Search code examples
pythonmathmatrixpca

Apply pca to the test data


I am trying to perform the python implementation of PCA using sklearn. I have created the following function:

def dimensionality_reduction(train_dataset_mod1, train_dataset_mod2, test_dataset_mod1, test_dataset_mod2):

  pca = PCA(n_components= 200)
  pca.fit(train_dataset_mod1.transpose())
  mod1_features_train = pca.components_
  pca2 = PCA(n_components=200)
  pca2.fit(train_dataset_mod2.transpose())
  mod2_features_train = pca2.components_
  mod1_features_test = pca.transform(test_dataset_mod1)
  mod2_features_test = pca2.transform(test_dataset_mod2)

  return mod1_features_train.transpose(), mod2_features_train.transpose(), mod1_features_test, mod2_features_test

The size of my matrices are the following:

train_dataset_mod1 733x5000
test_dataset_mod1 360x5000
mod1_features_train 200x733
train_dataset_mod2 733x8000
test_dataset_mod2 360x8000
mod2_features_train 200x733

However when I am trying to run the whole script I am receiving the following message:

File "\Anaconda2\lib\site-packages\sklearn\decomposition\base.py", line 132, in transform X = X - self.mean_

What is the issue? How can I apply the pca to the test data?

Here an example of the debugging of pca for mod1:

enter image description here

The transformed dataset mod1_features_train and mod1_features_train having the correct size both 500x733. However I cannot do the same with test_dataset_mod1 and test_dataset_mod2, why?
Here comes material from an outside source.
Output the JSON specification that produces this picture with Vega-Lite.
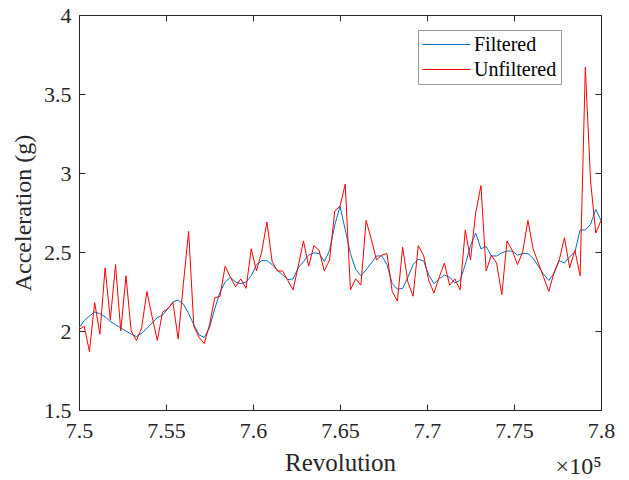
{
  "$schema": "https://vega.github.io/schema/vega-lite/v6.json",
  "width": 522,
  "height": 395,
  "autosize": {"type": "none"},
  "padding": {"left": 79, "top": 15, "right": 28, "bottom": 70},
  "background": "white",
  "data": {"values": [
    {"r": 750000, "Filtered": 2.02, "Unfiltered": 2.01},
    {"r": 750300, "Filtered": 2.065, "Unfiltered": 2.03},
    {"r": 750600, "Filtered": 2.095, "Unfiltered": 1.87},
    {"r": 750900, "Filtered": 2.12, "Unfiltered": 2.18},
    {"r": 751200, "Filtered": 2.11, "Unfiltered": 1.98},
    {"r": 751500, "Filtered": 2.09, "Unfiltered": 2.40},
    {"r": 751800, "Filtered": 2.06, "Unfiltered": 2.07},
    {"r": 752100, "Filtered": 2.04, "Unfiltered": 2.42},
    {"r": 752400, "Filtered": 2.02, "Unfiltered": 2.00},
    {"r": 752700, "Filtered": 2.0, "Unfiltered": 2.35},
    {"r": 753000, "Filtered": 1.98, "Unfiltered": 2.00},
    {"r": 753300, "Filtered": 1.965, "Unfiltered": 1.94},
    {"r": 753600, "Filtered": 1.985, "Unfiltered": 2.02},
    {"r": 753900, "Filtered": 2.017, "Unfiltered": 2.25},
    {"r": 754200, "Filtered": 2.05, "Unfiltered": 2.09},
    {"r": 754500, "Filtered": 2.085, "Unfiltered": 1.94},
    {"r": 754800, "Filtered": 2.10, "Unfiltered": 2.12},
    {"r": 755100, "Filtered": 2.14, "Unfiltered": 2.14},
    {"r": 755400, "Filtered": 2.185, "Unfiltered": 2.18},
    {"r": 755700, "Filtered": 2.195, "Unfiltered": 1.95},
    {"r": 756000, "Filtered": 2.17, "Unfiltered": 2.30},
    {"r": 756300, "Filtered": 2.11, "Unfiltered": 2.63},
    {"r": 756600, "Filtered": 2.04, "Unfiltered": 2.03},
    {"r": 756900, "Filtered": 1.975, "Unfiltered": 1.96},
    {"r": 757200, "Filtered": 1.96, "Unfiltered": 1.92},
    {"r": 757500, "Filtered": 2.02, "Unfiltered": 2.04},
    {"r": 757800, "Filtered": 2.14, "Unfiltered": 2.21},
    {"r": 758100, "Filtered": 2.245, "Unfiltered": 2.22},
    {"r": 758400, "Filtered": 2.31, "Unfiltered": 2.41},
    {"r": 758700, "Filtered": 2.34, "Unfiltered": 2.34},
    {"r": 759000, "Filtered": 2.31, "Unfiltered": 2.28},
    {"r": 759300, "Filtered": 2.30, "Unfiltered": 2.33},
    {"r": 759600, "Filtered": 2.31, "Unfiltered": 2.27},
    {"r": 759900, "Filtered": 2.35, "Unfiltered": 2.52},
    {"r": 760200, "Filtered": 2.42, "Unfiltered": 2.38},
    {"r": 760500, "Filtered": 2.445, "Unfiltered": 2.50},
    {"r": 760800, "Filtered": 2.445, "Unfiltered": 2.69},
    {"r": 761100, "Filtered": 2.42, "Unfiltered": 2.44},
    {"r": 761400, "Filtered": 2.385, "Unfiltered": 2.38},
    {"r": 761700, "Filtered": 2.355, "Unfiltered": 2.38},
    {"r": 762000, "Filtered": 2.325, "Unfiltered": 2.32},
    {"r": 762300, "Filtered": 2.33, "Unfiltered": 2.26},
    {"r": 762600, "Filtered": 2.40, "Unfiltered": 2.41},
    {"r": 762900, "Filtered": 2.44, "Unfiltered": 2.57},
    {"r": 763200, "Filtered": 2.48, "Unfiltered": 2.41},
    {"r": 763500, "Filtered": 2.495, "Unfiltered": 2.54},
    {"r": 763800, "Filtered": 2.49, "Unfiltered": 2.51},
    {"r": 764100, "Filtered": 2.44, "Unfiltered": 2.38},
    {"r": 764400, "Filtered": 2.51, "Unfiltered": 2.45},
    {"r": 764700, "Filtered": 2.67, "Unfiltered": 2.76},
    {"r": 765000, "Filtered": 2.79, "Unfiltered": 2.79},
    {"r": 765300, "Filtered": 2.64, "Unfiltered": 2.93},
    {"r": 765600, "Filtered": 2.49, "Unfiltered": 2.26},
    {"r": 765900, "Filtered": 2.39, "Unfiltered": 2.33},
    {"r": 766200, "Filtered": 2.35, "Unfiltered": 2.29},
    {"r": 766500, "Filtered": 2.386, "Unfiltered": 2.70},
    {"r": 766800, "Filtered": 2.43, "Unfiltered": 2.58},
    {"r": 767100, "Filtered": 2.475, "Unfiltered": 2.45},
    {"r": 767400, "Filtered": 2.475, "Unfiltered": 2.48},
    {"r": 767700, "Filtered": 2.42, "Unfiltered": 2.49},
    {"r": 768000, "Filtered": 2.30, "Unfiltered": 2.25},
    {"r": 768300, "Filtered": 2.265, "Unfiltered": 2.19},
    {"r": 768600, "Filtered": 2.27, "Unfiltered": 2.53},
    {"r": 768900, "Filtered": 2.34, "Unfiltered": 2.31},
    {"r": 769200, "Filtered": 2.42, "Unfiltered": 2.22},
    {"r": 769500, "Filtered": 2.454, "Unfiltered": 2.54},
    {"r": 769800, "Filtered": 2.445, "Unfiltered": 2.48},
    {"r": 770100, "Filtered": 2.355, "Unfiltered": 2.32},
    {"r": 770400, "Filtered": 2.30, "Unfiltered": 2.24},
    {"r": 770700, "Filtered": 2.33, "Unfiltered": 2.34},
    {"r": 771000, "Filtered": 2.355, "Unfiltered": 2.43},
    {"r": 771300, "Filtered": 2.34, "Unfiltered": 2.29},
    {"r": 771600, "Filtered": 2.305, "Unfiltered": 2.33},
    {"r": 771900, "Filtered": 2.32, "Unfiltered": 2.26},
    {"r": 772200, "Filtered": 2.42, "Unfiltered": 2.64},
    {"r": 772500, "Filtered": 2.54, "Unfiltered": 2.45},
    {"r": 772800, "Filtered": 2.62, "Unfiltered": 2.75},
    {"r": 773100, "Filtered": 2.52, "Unfiltered": 2.92},
    {"r": 773400, "Filtered": 2.535, "Unfiltered": 2.38},
    {"r": 773700, "Filtered": 2.475, "Unfiltered": 2.48},
    {"r": 774000, "Filtered": 2.475, "Unfiltered": 2.43},
    {"r": 774300, "Filtered": 2.495, "Unfiltered": 2.23},
    {"r": 774600, "Filtered": 2.506, "Unfiltered": 2.57},
    {"r": 774900, "Filtered": 2.506, "Unfiltered": 2.51},
    {"r": 775200, "Filtered": 2.48, "Unfiltered": 2.42},
    {"r": 775500, "Filtered": 2.49, "Unfiltered": 2.50},
    {"r": 775800, "Filtered": 2.49, "Unfiltered": 2.70},
    {"r": 776100, "Filtered": 2.46, "Unfiltered": 2.52},
    {"r": 776400, "Filtered": 2.41, "Unfiltered": 2.43},
    {"r": 776700, "Filtered": 2.36, "Unfiltered": 2.34},
    {"r": 777000, "Filtered": 2.32, "Unfiltered": 2.25},
    {"r": 777300, "Filtered": 2.365, "Unfiltered": 2.37},
    {"r": 777600, "Filtered": 2.445, "Unfiltered": 2.45},
    {"r": 777900, "Filtered": 2.43, "Unfiltered": 2.59},
    {"r": 778200, "Filtered": 2.47, "Unfiltered": 2.40},
    {"r": 778500, "Filtered": 2.50, "Unfiltered": 2.51},
    {"r": 778800, "Filtered": 2.64, "Unfiltered": 2.35},
    {"r": 779100, "Filtered": 2.64, "Unfiltered": 3.67},
    {"r": 779400, "Filtered": 2.675, "Unfiltered": 2.95},
    {"r": 779700, "Filtered": 2.77, "Unfiltered": 2.62},
    {"r": 780000, "Filtered": 2.70, "Unfiltered": 2.70}
  ]},
  "transform": [{"fold": ["Filtered", "Unfiltered"], "as": ["series", "accel"]}],
  "layer": [
    {
      "transform": [{"filter": "datum.series == 'Filtered'"}],
      "mark": {"type": "line", "strokeWidth": 1, "clip": true},
      "encoding": {
        "x": {"field": "r", "type": "quantitative",
          "scale": {"domain": [750000, 780000], "nice": false, "zero": false},
          "axis": {"orient": "top", "labels": false, "values": [750000, 755000, 760000, 765000, 770000, 775000, 780000],
            "title": "×10⁵", "titleAnchor": "end", "titleAlign": "right", "titleBaseline": "alphabetic", "titleY": 458, "titleFontSize": 24}},
        "y": {"field": "accel", "type": "quantitative",
          "scale": {"domain": [1.5, 4], "nice": false, "zero": false},
          "axis": {"orient": "right", "labels": false, "title": null, "values": [1.5, 2, 2.5, 3, 3.5, 4]}},
        "color": {"field": "series", "type": "nominal",
          "scale": {"domain": ["Filtered", "Unfiltered"], "range": ["#0072BD", "#FF0000"]},
          "legend": {"title": null}}
      }
    },
    {
      "transform": [{"filter": "datum.series == 'Unfiltered'"}],
      "mark": {"type": "line", "strokeWidth": 1, "clip": true},
      "encoding": {
        "x": {"field": "r", "type": "quantitative",
          "axis": {"orient": "bottom", "title": "Revolution", "titleFontSize": 25, "values": [750000, 755000, 760000, 765000, 770000, 775000, 780000],
            "labelExpr": "format(datum.value / 100000, '.3~f')", "labelFlush": false, "labelPadding": 16, "titlePadding": 9}},
        "y": {"field": "accel", "type": "quantitative",
          "axis": {"orient": "left", "title": "Acceleration (g)", "values": [1.5, 2, 2.5, 3, 3.5, 4], "format": "~g",
            "labelPadding": 14, "titlePadding": 8}},
        "color": {"field": "series", "type": "nominal"}
      }
    }
  ],
  "resolve": {"axis": {"x": "independent", "y": "independent"}},
  "config": {
    "font": "Liberation Serif",
    "view": {"stroke": null},
    "axis": {
      "grid": false, "tickSize": -6, "domainColor": "#262626", "tickColor": "#262626",
      "labelColor": "#262626", "titleColor": "#262626", "labelFont": "Liberation Serif", "titleFont": "Liberation Serif",
      "labelFontSize": 22, "titleFontSize": 24, "titleFontWeight": "normal", "domainWidth": 1, "tickWidth": 1
    },
    "legend": {
      "orient": "none", "legendX": 339, "legendY": 15, "padding": 4,
      "strokeColor": "#999", "fillColor": "white",
      "labelFont": "Liberation Serif", "labelFontSize": 20, "labelColor": "black",
      "symbolType": "M-2.4,0H2.4", "symbolSize": 400, "symbolStrokeWidth": 1, "symbolOffset": 14,
      "rowPadding": 4, "labelOffset": 17
    }
  }
}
EDIT: During the debugging I noticed that the base.py file of pca, there is an operation X = X - self.mean where X is my test data and self_mean the mean calculated from the fit into the train set (the size of the slf_mean is 733 which does not match with the X). If i remove the transpose() in the training process the pca is working normally without errors, the test_dataset_mod1 and test_dataset_mod2 having correct size 360x500, however, the train_dataset_mod1 and train_dataset_mod2 having wrong sizes 5000x500???


Solution

  • you shouldn't have transpose your matrix in in fit function or if you have to , you have to transpose your matrix in the transform function :

    pca.fit(train_dataset_mod1)
      pca2.fit(train_dataset_mod2)
      mod1_features_test = pca.transform(test_dataset_mod1)
      mod2_features_test = pca2.transform(test_dataset_mod2)
    

    or :

    pca.fit(train_dataset_mod1.transpose())
      pca2.fit(train_dataset_mod2.transpose())
      mod1_features_test = pca.transform(test_dataset_mod1.transpose())
      mod2_features_test = pca2.transform(test_dataset_mod2.transpose())